The Japanese soldiers were forced to live in those pestilential jungles, often on the dark, damp reverse slopes of ridges to avoid American artillery fire and attacks by the aircraft of the Cactus Air Force ('Cactus' was the allied code name for Guadalcanal).  The Japanese navy never quite managed to supply their army with enough ammunition or food - due to our habit of sinking their supply ships. Their soldiers nicknamed Guadalcanal 'starvation island'.  Of the 30,000 soldiers eventually posted to the island, only 13,000 were capable of duty.  Capable of duty was generously defined - if they were too weak to walk, but could man a gun, they were capable of duty.  The Japanese navy eventually managed to extract about 10,000 of them, leaving 20,000 dead behind.  Those rescued were a spent force.  Franks quotes a report to Admiral Yamamoto that the evacuees were "so undernourished that their beards, nails and hair had all stopped growing, that their joints looked pitifully large.  Their buttocks were so emaciated that their anuses were completely exposed, and on the destroyers that picked them up, they suffered from constant and uncontrollable diarrhea."
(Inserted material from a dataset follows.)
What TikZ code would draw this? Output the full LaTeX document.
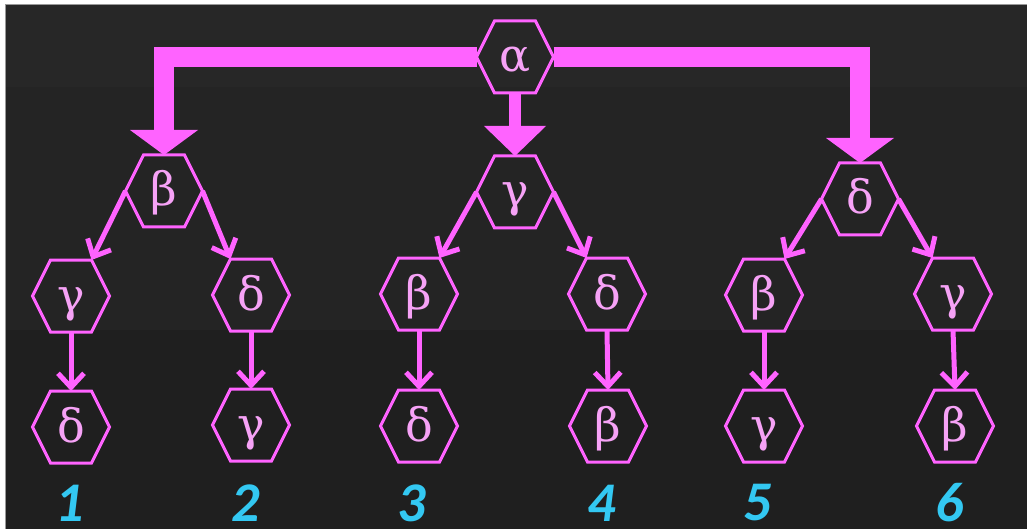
\documentclass[tikz,border=0pt]{standalone}
\usepackage{fontspec}
\newfontfamily\grk{DejaVu Serif}
\newfontfamily\numf{Carlito}
\usetikzlibrary{arrows.meta,calc}
\definecolor{mag}{HTML}{FF63FF}
\definecolor{pinktxt}{HTML}{F6A2F6}
\definecolor{cyanl}{HTML}{33C8F2}
\definecolor{bgA}{HTML}{272727}
\definecolor{bgB}{HTML}{242424}
\definecolor{bgC}{HTML}{1F1F1F}
\tikzset{
  hexbox/.style={rectangle, minimum width=77pt, minimum height=72pt, inner sep=0pt, outer sep=0pt,
    text height=30pt, text depth=0pt, font=\grk\fontsize{46}{46}\selectfont, text=pinktxt},
  hexline/.style={draw=mag, line width=3pt, line join=miter},
  bigarrow/.style={draw=mag, line width=20pt, line join=miter, -{Triangle[width=68pt,length=25pt,line width=0pt]}},
  midarrow/.style={draw=mag, line width=12pt, -{Triangle[width=62pt,length=30pt,line width=0pt]}},
  smarrow/.style={draw=mag, line width=5pt, -{Straight Barb[length=14pt,width=26pt]}},
  numlab/.style={font=\numf\bfseries\itshape\fontsize{56}{56}\selectfont, text=cyanl, inner sep=0pt}
}
\newcommand\hexnode[3]{%
  \node[hexbox] (#1) at (#2) {#3};
  \draw[hexline] (#1.west) -- ($(#1.north west)+(18pt,0pt)$) -- ($(#1.north east)+(-18pt,0pt)$)
    -- (#1.east) -- ($(#1.south east)+(-18pt,0pt)$) -- ($(#1.south west)+(18pt,0pt)$) -- cycle;}
\begin{document}
\begin{tikzpicture}[x=1pt,y=-1pt]
\useasboundingbox (0,0) rectangle (1027,529);
\fill[white] (0,0) rectangle (1027,529);
\fill[bgA] (5,4) rectangle (1027,87);
\fill[bgB] (5,87) rectangle (1027,330);
\fill[bgC] (5,330) rectangle (1027,529);
\draw[gray!80, line width=1pt] (5,529) -- (5,4.5) -- (1027,4.5);

% nodes
\hexnode{a}{515,57}{α}
\hexnode{bL}{164,191}{β}
\hexnode{gM}{515,192}{γ}
\hexnode{dR}{860,199}{δ}

\hexnode{g1}{71,296}{γ}
\hexnode{d2}{251,295}{δ}
\hexnode{b3}{419,294}{β}
\hexnode{d4}{607,294}{δ}
\hexnode{b5}{764,295}{β}
\hexnode{g6}{953,294}{γ}

\hexnode{d1}{71,427}{δ}
\hexnode{g2}{251,425}{γ}
\hexnode{d3}{419,426}{δ}
\hexnode{b4}{608,426}{β}
\hexnode{g5}{764,426}{γ}
\hexnode{b6}{955,426}{β}

% thick arrows
\draw[bigarrow] (a.west) -| (bL.north);
\draw[bigarrow] (a.east) -| (dR.north);
\draw[midarrow] (a.south) -- (gM.north);

% diagonal arrows
\draw[smarrow] (bL.west) -- ($(g1.north east)+(-18pt,0pt)$);
\draw[smarrow] (bL.east) -- ($(d2.north west)+(18pt,0pt)$);
\draw[smarrow] (gM.west) -- ($(b3.north east)+(-18pt,0pt)$);
\draw[smarrow] (gM.east) -- ($(d4.north west)+(18pt,0pt)$);
\draw[smarrow] (dR.west) -- ($(b5.north east)+(-18pt,0pt)$);
\draw[smarrow] (dR.east) -- ($(g6.north west)+(18pt,0pt)$);

% vertical arrows
\draw[smarrow] (g1.south) -- (d1.north);
\draw[smarrow] (d2.south) -- (g2.north);
\draw[smarrow] (b3.south) -- (d3.north);
\draw[smarrow] (d4.south) -- (b4.north);
\draw[smarrow] (b5.south) -- (g5.north);
\draw[smarrow] (g6.south) -- (b6.north);

% numbers
\node[numlab] (n1) at (70,503) {1};
\node[numlab] (n2) at (246,503) {2};
\node[numlab] (n3) at (412,503) {3};
\node[numlab] (n4) at (602,503) {4};
\node[numlab] (n5) at (758,503) {5};
\node[numlab] (n6) at (950,503) {6};
\end{tikzpicture}
\end{document}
Another thing I didn't know was the grudging respect many of our military had for the Japanese.  I knew all about Admiral Bull Halsey and his strategy of: "Kill Japs, kill Japs, kill more Japs!"  What I didn't know were the other thoughts.  From Admiral Willis Lee, who sailed the last battle-worthy American ships into night action against a Japanese fleet determined to bombard Henderson field into oblivion, and won a smashing victory, "... we have no edge on the Japs in experience, skill, training or performance of personnel," to John George, an army officer who served on Guadalcanal "... most of us who have fought in the Pacific are ready to admit here and now...  that for sheer, bloody, hardened steel guts, the stocky and hard-muscled little Jap doughboy has it all over any of us."

A grinding, bloody, savage fight in and around a bloody, savage island in the middle of nowhere.  Fought by boys, now wheel chair-bound old men with mottled skin and fuzzy memories.  Honor them while you still have the chance.